Khartoum: Foreign Minister Ali Ahmad Karti accused Israel on Wednesday of an air strike a day earlier on a car on Sudan's Red Sea coast that killed two people.

Karti's charge came as a number of Israeli newspapers spoke of the same thing, though there has yet been no comment from the Israeli media. "From yesterday, we have indications that the attack was carried out by Israel. We are absolutely sure of this," Karti told a news conference in Khartoum.

The minister said he did not know the reason for the attack, but that in recent days "there have been allegations from Israel that Sudan is supporting some Islamic groups".

"This is not true. When Israel makes these allegations, it is trying to justify what it did yesterday."

In response to a question, Karti said he did not know the identities of the people who had been killed. He said they were just Sudanese citizens traveling from the airport.

On Tuesday night, the head of the local state assembly said: "A plane bombed a small car which was coming from Port Sudan airport to the town ... There were two people in the car and both were killed. The vehicle was completely destroyed."

The unidentified plane, which struck at about 10pm, flew in from the Red Sea, to which it then returned, Mohammed Tahir said by telephone.

In a statement on Sudanese radio, a police spokesman confirmed that a missile was fired at a vehicle 15 kilometres south of Sudan's main port city, killing two, and that a team had been sent to investigate.

"IDF [the Israeli military] carried out an attack in Sudan" read the front page story in Israel's top-selling Yediot Aharonot. "Planes which approached from the Red Sea assassinated wanted men in Africa," read the strapline.
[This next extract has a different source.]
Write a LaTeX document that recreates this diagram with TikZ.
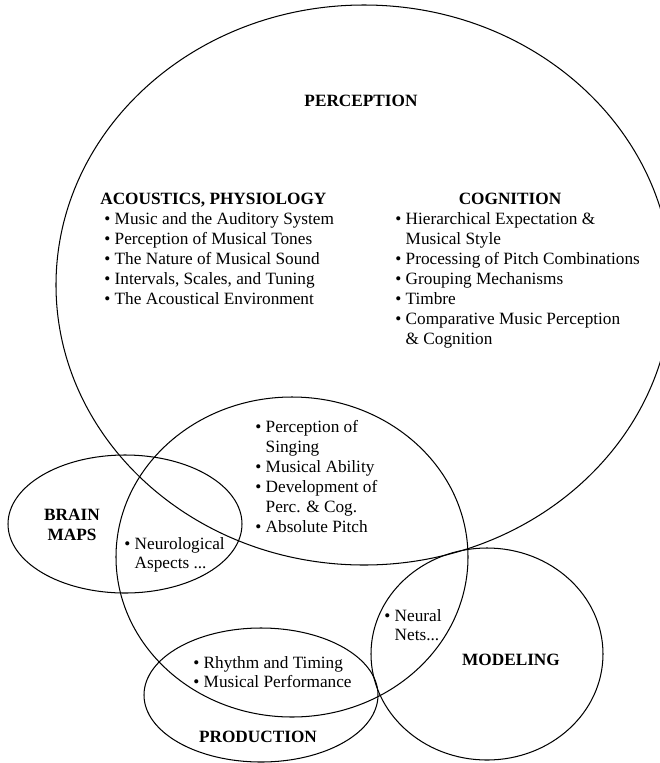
\documentclass[tikz,border=0pt]{standalone}
\usepackage{fontspec}
\setmainfont{Liberation Serif}
\begin{document}
\begin{tikzpicture}[x=0.58pt, y=-0.58pt,
  venn/.style={draw=black, line width=0.6pt},
  head/.style={font=\fontsize{10}{11.6}\selectfont\bfseries, inner sep=0pt, anchor=base},
  item/.style={font=\fontsize{10}{11.6}\selectfont, inner sep=0pt, anchor=base west}]

\clip (0, 0) rectangle (660, 763);

% the five fields
\draw[venn] (364, 285) ellipse [x radius=308, y radius=280];
\draw[venn] (292, 557) ellipse [x radius=176, y radius=160];
\draw[venn] (125, 524) ellipse [x radius=117, y radius=69];
\draw[venn] (261, 695) ellipse [x radius=117, y radius=67];
\draw[venn] (487, 654) ellipse [x radius=116, y radius=106];

% headings
\node[head] (perc) at (361, 106) {PERCEPTION};
\node[head, anchor=base west] (acou) at (100, 204) {ACOUSTICS, PHYSIOLOGY};
\node[head] (cogn) at (510, 204) {COGNITION};
\node[head, anchor=center, align=center] (brain) at (72, 525) {BRAIN\\MAPS};
\node[head] (model) at (511, 665) {MODELING};
\node[head] (prod) at (258, 742) {PRODUCTION};

% bullet lists
\foreach \t [count=\i] in {%
  • Music and the Auditory System,
  • Perception of Musical Tones,
  • The Nature of Musical Sound,
  {• Intervals, Scales, and Tuning},
  • The Acoustical Environment}
  \node[item] (ac\i) at (104, {204+20*\i}) {\t};

\foreach \t [count=\i] in {%
  • Hierarchical Expectation \&,
  \hphantom{• }Musical Style,
  • Processing of Pitch Combinations,
  • Grouping Mechanisms,
  • Timbre,
  • Comparative Music Perception,
  \hphantom{• }\& Cognition}
  \node[item] (cg\i) at (395, {204+20*\i}) {\t};

\foreach \t [count=\i] in {%
  • Perception of,
  \hphantom{• }Singing,
  • Musical Ability,
  • Development of,
  \hphantom{• }Perc. \& Cog.,
  • Absolute Pitch}
  \node[item] (sg\i) at (255, {412+20*\i}) {\t};

\node[item] (nr1) at (124, 549) {• Neurological};
\node[item] (nr2) at (124, 568) {\hphantom{• }Aspects ...};

\node[item] (nn1) at (384, 621) {• Neural};
\node[item] (nn2) at (384, 640) {\hphantom{• }Nets...};

\foreach \t [count=\i] in {• Rhythm and Timing, • Musical Performance}
  \node[item] (rt\i) at (193, {649+19*\i}) {\t};

\end{tikzpicture}
\end{document}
News of the attack was also carried on the front pages of Israel HaYom, a freesheet considered close to Israeli Prime Minister Benjamin Netanyahu, which billed it as "Liquidation in Sudan".

It also appeared as a last-minute bulletin in the left-leaning Haaretz. Israeli officials have in the past expressed concern about suspected arms smuggling through Sudan, whose government has close ties with Gaza's Hamas rulers.
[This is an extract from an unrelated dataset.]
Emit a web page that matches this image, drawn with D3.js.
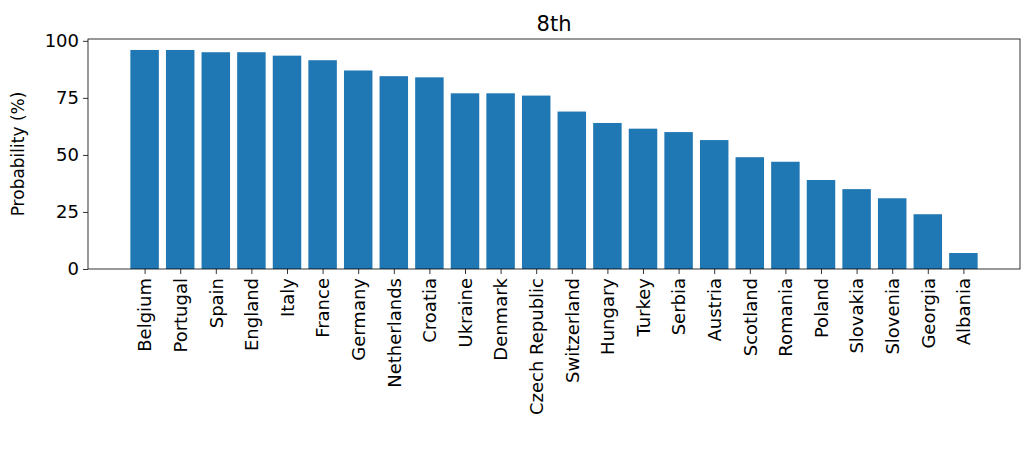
<!DOCTYPE html>
<html><head><meta charset="utf-8">
<script src="https://d3js.org/d3.v7.min.js"></script>
<style>body{margin:0;background:#fff}text{font-family:"DejaVu Sans",sans-serif}</style>
</head><body><svg id="c" width="1027" height="458"></svg>
<script>
const categories=["Belgium","Portugal","Spain","England","Italy","France","Germany","Netherlands","Croatia","Ukraine","Denmark","Czech Republic","Switzerland","Hungary","Turkey","Serbia","Austria","Scotland","Romania","Poland","Slovakia","Slovenia","Georgia","Albania"];
const values=[96,96,95,95,93.5,91.5,87,84.5,84,77,77,76,69,64,61.5,60,56.5,49,47,39,35,31,24,7];
const yTicks=[0,25,50,75,100];
const svg=d3.select("#c");
const L=88,R=1020,T=39,B=269;
const n=categories.length;
const x=d3.scaleLinear().domain([-0.4-0.05*(n-0.2),n-0.6+0.05*(n-0.2)]).range([L,R]);
const y=d3.scaleLinear().domain([0,d3.max(values)*1.05]).range([B,T]);
svg.selectAll("rect.b").data(values).join("rect").attr("class","b")
 .attr("x",(d,i)=>x(i-0.4)).attr("width",x(0.8)-x(0)).attr("y",d=>y(d)).attr("height",d=>B-y(d)).attr("fill","#1f77b4");
const ya=svg.append("g").attr("transform",`translate(${L},0)`).call(d3.axisLeft(y).tickValues(yTicks).tickSize(5).tickPadding(4));
ya.selectAll("text").style("font-size","18px").attr("fill","#000");
const xa=svg.append("g").attr("transform",`translate(0,${B})`).call(d3.axisBottom(x).tickValues(d3.range(n)).tickFormat(i=>categories[i]).tickSize(5));
xa.selectAll("text").style("font-size","18px").attr("fill","#000").attr("text-anchor","end").attr("transform","rotate(-90)").attr("dx","-9").attr("dy","0.35em").attr("x",0).attr("y",0);
[ya,xa].forEach(a=>{a.select(".domain").remove();a.selectAll("line").attr("stroke","#000").attr("stroke-width",0.8);});
svg.append("rect").attr("x",L).attr("y",T).attr("width",R-L).attr("height",B-T).attr("fill","none").attr("stroke","#000").attr("stroke-width",0.8);
svg.append("text").attr("x",(L+R)/2).attr("y",T-8).attr("text-anchor","middle").style("font-size","21px").text("8th");
svg.append("text").attr("transform",`translate(24,${(T+B)/2}) rotate(-90)`).attr("text-anchor","middle").style("font-size","17px").text("Probability (%)");
</script></body></html>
In January 2009, foreign aircraft bombed a convoy of trucks in eastern Sudan, near the Egyptian border. US and Israeli media reported that the trucks were carrying weapons to the Hamas-ruled Gaza Strip, to supply Palestinian fighters during Israel's devastating three-week offensive against the territory.

Sudanese officials claimed the convoy had been transporting illegal immigrants to Egypt.